The following table shows which preseeding methods can be used with which installation methods.
Installation method | initrd | file | network |
CD/DVD | yes | yes | yesa |
netboot | yes | no | yes |
hd-media | yes | yes | yesa |
Notes: a. but only if you have network access, and set preseed/url appropriately |
An important difference between the preseeding methods is the point at which the preconfiguration file is loaded and processed. For initrd preseeding this is right at the start of the installation, before the first question is even asked. Preseeding from the kernel command line happens just after. It is thus possible to override configuration set in the initrd by editing the kernel command line (either in the bootloader configuration or manually at boot time for bootloaders that allow it). For file preseeding this is after the CD or CD image has been loaded. For network preseeding it is only after the network has been configured.
Important: Obviously, any questions that have been processed before the preconfiguration file is loaded cannot be preseeded (this will include questions that are only displayed at medium or low priority, like the first hardware detection run). A not so convenient way to avoid these questions from being asked is to preseed them through the boot parameters, as described in Section B.2.2.
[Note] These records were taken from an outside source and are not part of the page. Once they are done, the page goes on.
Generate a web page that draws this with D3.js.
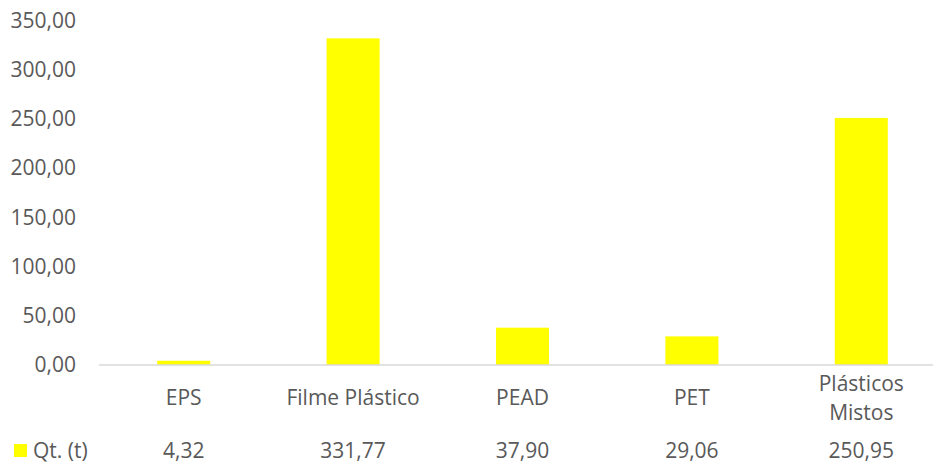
<!DOCTYPE html>
<html><head><meta charset="utf-8">
<script src="https://cdn.jsdelivr.net/npm/d3@7"></script>
<style>
html,body{margin:0;padding:0;background:#fff;}
text{font-family:"Open Sans",sans-serif;fill:#595959;}
</style></head>
<body><svg id="c" width="933" height="463"></svg>
<script>
const categories = ["EPS", "Filme Plástico", "PEAD", "PET", "Plásticos Mistos"];
const categoryLines = [["EPS"], ["Filme Plástico"], ["PEAD"], ["PET"], ["Plásticos", "Mistos"]];
const values = [4.32, 331.77, 37.90, 29.06, 250.95];
const seriesName = "Qt. (t)";
const yTicks = [0, 50, 100, 150, 200, 250, 300, 350];

const fmt = v => v.toFixed(2).replace(".", ",");
const svg = d3.select("#c");
const x = d3.scaleBand().domain(categories).range([99, 946]).padding(0);
const y = d3.scaleLinear().domain([0, 350]).range([365, 20.4]);
const barW = x.bandwidth() * 0.313;

// y tick labels
svg.append("g").selectAll("text").data(yTicks).join("text")
  .attr("x", 76).attr("y", d => y(d)).attr("dy", "0.35em")
  .attr("text-anchor", "end").attr("font-size", 21)
  .text(d => fmt(d));

// bars
svg.append("g").selectAll("rect").data(values).join("rect")
  .attr("x", (d, i) => x(categories[i]) + x.bandwidth() / 2 - barW / 2)
  .attr("width", barW)
  .attr("y", d => y(d))
  .attr("height", d => y(0) - y(d))
  .attr("fill", "#FFFF00");

// axis line
svg.append("line").attr("x1", 99).attr("x2", 933).attr("y1", y(0)).attr("y2", y(0))
  .attr("stroke", "#d9d9d9").attr("stroke-width", 1.5);

// category labels
const cg = svg.append("g");
categoryLines.forEach((lines, i) => {
  const cx = x(categories[i]) + x.bandwidth() / 2;
  const n = lines.length;
  lines.forEach((t, j) => {
    cg.append("text").attr("x", cx).attr("y", 398 + (j - (n - 1) / 2) * 29).attr("dy", "0.35em")
      .attr("text-anchor", "middle").attr("font-size", 21).text(t);
  });
});

// data table row
svg.append("rect").attr("x", 14).attr("y", 444).attr("width", 13).attr("height", 13).attr("fill", "#FFFF00");
svg.append("text").attr("x", 33).attr("y", 451).attr("dy", "0.35em").attr("font-size", 21).text(seriesName);
svg.append("g").selectAll("text").data(values).join("text")
  .attr("x", (d, i) => x(categories[i]) + x.bandwidth() / 2)
  .attr("y", 451).attr("dy", "0.35em").attr("text-anchor", "middle").attr("font-size", 21)
  .text(d => fmt(d));
</script></body></html>
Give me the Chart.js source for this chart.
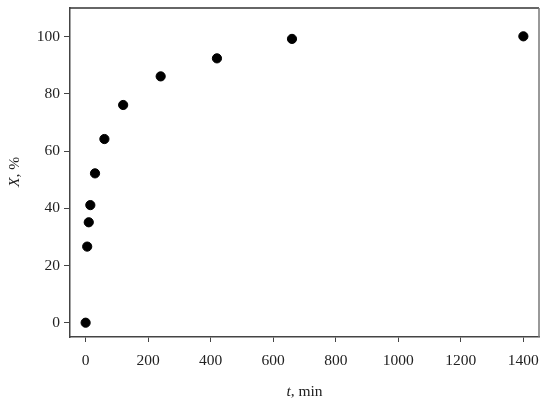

Important: In order to easily avoid the questions that would normally appear before the preseed- ing occurs, you can start the installer in “auto” mode. This delays questions that would normally be asked too early for preseeding (i.e. language, country and keyboard selection) until after the network comes up, thus allowing them to be preseeded. It also runs the installation at critical priority, which avoids many unimportant questions. See Section B.2.3 for details.